Passwords update; data speed; geo-location authentication; only a few ways to prevent the threat posed by cyber criminals who aim to undermine our network connections. Certainly, we’re exploring the opposite end of the spectrum: always trying to protect against them.
How can, therefore, these threats affect industries and organizations, especially those in the maritime environment?
Cyber threat explained
The UK National Cyber Security Center describes cyber security as: “The protection of devices, services and networks – and the information on them – from theft or damage.”
Accordingly, ‘cyber-attack’ is any malicious attempt to damage, disrupt or gain unauthorized access to computer systems, networks or devices, via cyber means, while ‘cyber incident’ is a breach of the security rules for a system or service – most commonly.
October marks the National Cybersecurity Awareness Month.
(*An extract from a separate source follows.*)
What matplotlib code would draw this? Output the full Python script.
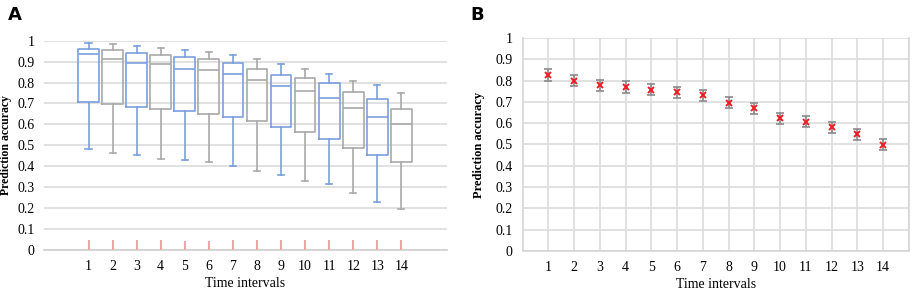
import matplotlib
matplotlib.use('Agg')
import matplotlib.pyplot as plt

# Panel A: box statistics per time interval
intervals = list(range(1, 15))
whisker_hi = [0.988, 0.984, 0.973, 0.965, 0.957, 0.946, 0.933, 0.913, 0.890, 0.866, 0.842, 0.809, 0.787, 0.752]
q3 = [0.962, 0.956, 0.943, 0.933, 0.922, 0.913, 0.892, 0.863, 0.838, 0.822, 0.796, 0.755, 0.720, 0.675]
medians = [0.935, 0.911, 0.895, 0.887, 0.866, 0.861, 0.842, 0.812, 0.784, 0.758, 0.728, 0.680, 0.637, 0.602]
q1 = [0.709, 0.696, 0.685, 0.675, 0.663, 0.651, 0.635, 0.616, 0.586, 0.564, 0.532, 0.489, 0.452, 0.419]
whisker_lo = [0.481, 0.465, 0.452, 0.435, 0.430, 0.420, 0.403, 0.379, 0.360, 0.331, 0.317, 0.271, 0.229, 0.196]
marker_h = [0.05, 0.05, 0.05, 0.05, 0.045, 0.045, 0.048, 0.048, 0.048, 0.048, 0.048, 0.05, 0.05, 0.05]

# Panel B: mean accuracy with error bars
mean_acc = [0.826, 0.800, 0.779, 0.771, 0.756, 0.746, 0.731, 0.696, 0.671, 0.623, 0.607, 0.581, 0.549, 0.498]
err = [0.028, 0.027, 0.026, 0.027, 0.026, 0.026, 0.026, 0.026, 0.026, 0.026, 0.026, 0.026, 0.026, 0.026]

yticks = [0, 0.1, 0.2, 0.3, 0.4, 0.5, 0.6, 0.7, 0.8, 0.9, 1]
ytick_labels = ['0', '0.1', '0.2', '0.3', '0.4', '0.5', '0.6', '0.7', '0.8', '0.9', '1']

blue = '#7b9fdc'
gray = '#a9a9a9'
grid_c = '#dcdcdc'
serif = 'Liberation Serif'

fig = plt.figure(figsize=(9.2, 2.94), dpi=100)

# ---------------- Panel A ----------------
ax1 = fig.add_axes([0.0478, 0.1497, 0.4382, 0.7119])
stats = []
for i in range(len(intervals)):
    stats.append({'whislo': whisker_lo[i], 'q1': q1[i], 'med': medians[i],
                  'q3': q3[i], 'whishi': whisker_hi[i], 'fliers': []})
bp = ax1.bxp(stats, positions=intervals, widths=0.86, capwidths=0.25,
             showfliers=False, patch_artist=False)
for i in range(len(intervals)):
    c = blue if i % 2 == 0 else gray
    bp['boxes'][i].set(color=c, linewidth=1.2)
    bp['medians'][i].set(color=c, linewidth=1.2)
    for k in (2 * i, 2 * i + 1):
        bp['whiskers'][k].set(color=c, linewidth=1.2)
        bp['caps'][k].set(color=c, linewidth=1.2)
ax1.vlines(intervals, 0, marker_h, color='#f4a3a8', linewidth=1.5, zorder=3)
ax1.set_xlim(-0.85, 15.9)
ax1.set_ylim(0, 1)
ax1.set_yticks(yticks)
ax1.set_yticklabels(ytick_labels)
ax1.set_xticks(intervals)
ax1.set_xticklabels([str(v) for v in intervals])
ax1.yaxis.grid(True, color=grid_c, linewidth=1.2)
ax1.set_axisbelow(True)
for s in ('top', 'right', 'left'):
    ax1.spines[s].set_visible(False)
ax1.spines['bottom'].set_color('#d0d0d0')
ax1.spines['bottom'].set_linewidth(1.2)
ax1.tick_params(length=0, labelsize=10, pad=7)
for t in ax1.get_xticklabels() + ax1.get_yticklabels():
    t.set_fontfamily(serif)
ax1.set_xlabel('Time intervals', fontfamily=serif, fontsize=10, labelpad=3)
ax1.set_ylabel('Prediction accuracy', fontfamily=serif, fontsize=8.5, fontweight='bold')
ax1.yaxis.set_label_coords(-0.079, 0.5)
fig.text(0.009, 0.95, 'A', fontsize=13, fontweight='bold', ha='left', va='center')

# ---------------- Panel B ----------------
ax2 = fig.add_axes([0.568, 0.1463, 0.420, 0.7245])
ax2.errorbar(intervals, mean_acc, yerr=err, fmt='none', ecolor='#8a8a8a',
             elinewidth=1.2, capsize=3, capthick=1.2, zorder=3)
ax2.plot(intervals, mean_acc, 'x', color='#ee1c25', markersize=5, markeredgewidth=1.4, zorder=4)
ax2.set_xlim(0, 15)
ax2.set_ylim(0, 1)
ax2.set_yticks(yticks)
ax2.set_yticklabels(ytick_labels)
ax2.set_xticks(intervals + [15])
ax2.set_xticklabels([str(v) for v in intervals] + [''])
ax2.grid(True, color=grid_c, linewidth=1.2)
ax2.set_axisbelow(True)
for s in ('top', 'right', 'left', 'bottom'):
    ax2.spines[s].set_color('#d6d6d6')
    ax2.spines[s].set_linewidth(1.2)
ax2.spines['top'].set_visible(False)
ax2.tick_params(length=0, labelsize=10, pad=7)
for t in ax2.get_xticklabels() + ax2.get_yticklabels():
    t.set_fontfamily(serif)
ax2.set_xlabel('Time intervals', fontfamily=serif, fontsize=10, labelpad=3)
ax2.set_ylabel('Prediction accuracy', fontfamily=serif, fontsize=9, fontweight='bold')
ax2.yaxis.set_label_coords(-0.098, 0.5)
fig.text(0.511, 0.95, 'B', fontsize=13, fontweight='bold', ha='left', va='center')

fig.savefig('out.png', dpi=100)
Ensuring the cybersecurity of organization information systems, information technology, and operational technology requires constant vigilance and careful use.
Major cyber threats
The US Coast Guard presents phishing among the major cyber threats; the fraudulent attempt to obtain sensitive information; such as usernames, passwords and credit card details, for malicious reasons. Organizations are urged to improve resilience against phishing, whilst minimizing disruption to user productivity. Typical defenses against phishing are reliant on users’ abilities to detect phishing emails.
A ransomware usually revolves around obtaining money to restore the locked down data of the victim. In other words, it is a cryptographic code, which is written to lock down the files. It is just like any other computer code written by developers based on a simple cryptographic algorithm. Therefore, to write a complex ransomware code, authors and cyber-extortionists must have very good knowledge of computer language and code writing.
- Insider threat
This threat refers to any malicious threat to an organization originating from a person within the organization itself. This could manifest itself in fraud, theft of information, or damage to internal systems.
Individuals should make sure that they lock their workstations when they leave their desks and never share passwords with anyone,
the US Coast Guard informs
- Social Media deception
Cyber criminals use social media to engage in identity theft and attract individuals to download malicious code or even reveal their secure codes. Social media settings can determine who can access our information and secure them to the greatest extent possible!
Research says that from 2016 to 2017, there has been a 2,502% increase in the sale of ransomware on the dark web while cyber-criminal economy has hit global revenues of $1.5 trillion a year, the FBI has said. Profit; that’s the incentive behind cyber-crime!
Actions to be taken by shipping operators
- Stick to the industry guidelines on maritime cybersecurity practices and their implementation
- Use strong passwords and update them frequently
- Be aware of your systems and the way they interact with each other
- Implement risk assessment procedures properly
A messaging campaign to raise awareness
The global marine and offshore industry initiative, Be Cyber Aware at Sea aims to raise awareness, inform and educate owners, operators and on-board crews in order to ensure they are doing everything they can to mitigate this unknown threat at sea.
SAFETY4SEA supports the campaign which provides free resources such as downloadable posters, ‘Phish & Ships’ newsletter, a video blog each month with guest interviewees, ‘Shark Bytes’ and useful daily updates via all social media channels. The initiative received the 2018 SMART4SEA Training Award, sponsored by Navarino, for uniting industry stakeholders to raise awareness towards cyber security.